In deze zaak heeft het Gerechtshof Amsterdam op 27 maart 2012 uitspraak gedaan in hoger beroep over de weigering van ABN AMRO BANK N.V. om een integriteitsverklaring af te geven aan een voormalige directeur, die inmiddels in dienst was bij Fortis Bank (Nederland) N.V. Het hof oordeelde dat de weigering onrechtmatig was, omdat niet was aangetoond dat de ex-directeur niet integer was. De zaak betreft een geschil over de vraag of de geweigerde integriteitsverklaring terecht was, gezien de Integriteitscode van de Nederlandse Vereniging van Banken (NVB).
De procedure begon met een tussenarrest op 7 oktober 2008, waarin ABN AMRO werd toegelaten om bewijs te leveren van haar stellingen over de integriteit van de voormalige directeur. Na het horen van getuigen en het indienen van aanvullende stukken door beide partijen, concludeerde het hof dat de nieuwe gronden die ABN AMRO aanvoerde voor de weigering van de verklaring, te laat waren ingediend. Het hof stelde vast dat de feiten die ABN AMRO nu aanvoerde, al eerder bekend waren en dat de nieuwe argumenten niet konden worden meegenomen in de beoordeling.
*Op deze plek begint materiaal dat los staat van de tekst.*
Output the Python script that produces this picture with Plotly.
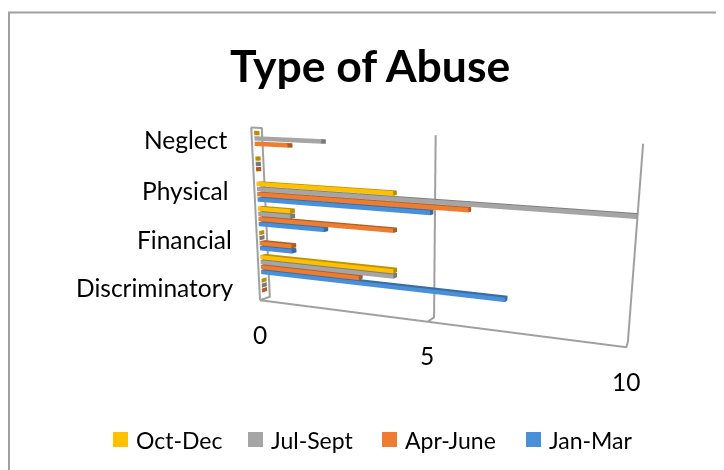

Het hof heeft ABN AMRO in de gelegenheid gesteld om op 24 april 2012 een akte in te dienen om haar stellingen nader toe te lichten. De beslissing over de verdere procedure werd aangehouden, waarbij het hof benadrukte dat de integriteit van de voormalige directeur niet voldoende was aangetoond om de weigering van de integriteitsverklaring te rechtvaardigen. Dit arrest is openbaar uitgesproken door de rolraadsheer.